Yesterday, Kyra told me the reason for her early mornings. "Stupid birds," she blurted out of the blue.

"Excuse me?"

"Stupid birds have been chirping in the morning and waking me up!" she explained. It's true that we seem to have an inordinately large population of birds nesting around our house this spring. There are nests on three corners of our house as well as in at least two bushes and a tree in the front yard. When I drive up our driveway and open the garage door, the front of the house explodes with the flutter of wings as birds of all shapes and sizes abandon their posts and head for cover. Cowards. Two finches managed to build a nest right outside of our back patio door despite our efforts to discourage them. We managed to drive them away for a couple of days, but they were persistent little buggers, and one morning I opened the shades to see a pair of beady little eyes peering down at me from a fully built nest. Finches 1, Humans 0.

So I've got dogs going nuts for attention, birds building nests and making a racket that's waking up my children, and now, it seems I have a bee problem. I finished my royal duties on the throne and headed out to the backyard. The girls had the house in full lockdown, and I soon found out why. I made a beeline (sorry, couldn't resist) to the rose bushes in the back corner of our yard, but was soon distracted by movement, a lot of movement, by the small fruit tree to my left. A couple dozen bees buzzed in spastic circles around the tree. I slowly and cautiously moved in to investigate. The Southwest is notorious territory for Africanized bees who will attack for no other reason than you're there.

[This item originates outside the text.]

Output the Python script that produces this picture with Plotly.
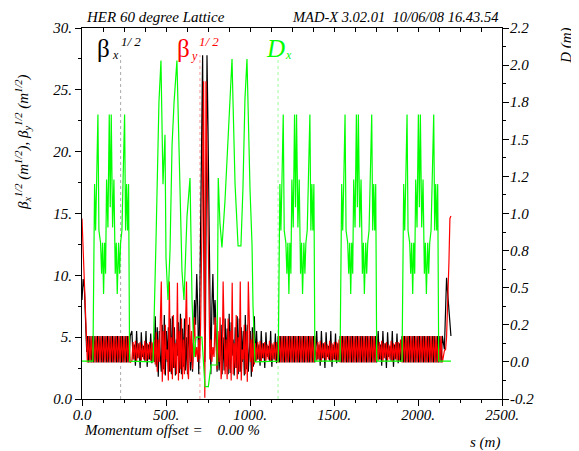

I moved to within about ten feet of the tree where I saw a football-sized collection of bees on the lower branches. That's just great. It was late afternoon, and since I knew bee colonies are migratory, I decided to wait until today to see if they would move on on their own.

This morning I went out to check on the bees, and found they had yet to move on. That brown mass in the upper center portion of the picture? Those are bees. Here we go again. So I got on the phone to get some quotes from bee removal specialists. The first call I made, the guy asked me whether or not they had been in the tree for twenty-four hours. I didn't think they had, and he told me to wait until the day warmed up to see if they would leave on their own and become someone else's problem. He said that if they were still there tonight, they were probably making my little fruit tree their home and to give him a call. I said okie-dokie, thanked him and hung up. I just returned from a trip to the back yard, and guess what? No bees. Whew! I'm kind of bummed though because I really wanted to SEE them leave. That would have been scary-cool. The girls would've lost their minds. And, hey, something's actually gone in my favor for a change! Now if I could only get my hands on some bird muzzles life would be perfect.


The Beast Mom said...

We have stupid bird problems too. And some of them are WOODPECKERS. I didn't even think those were real birds until I saw one pecking our house.
At 5am. Many, many days in a row.

The pecking sounds like a crew of construction workers going nail-gun happy.

Speaking of guns and pesky critters, a certain mutual friend of ours told me that her FIL opens his upstairs bedroom window, points a gun out of it, and shoots birds that annoy him. He lives in a nice, crowded Chicago suburb.
So he uses a SILENCER.

I was LMAO when I heard that.

Obviously I'm not suggesting this less-than-humane technique, esp if you're a decent shot ;)


the battered ham said...

NICE...flame throwers and silencers. I need to live a more exciting life. I contemplated hosing the bees down, but then reconsidered at the thought of sending a bee-ball on a murderous rampage through the neiborhood. I didn't think the neighbors would appreciate that. Not to mention the fact that I'm a complete wuss.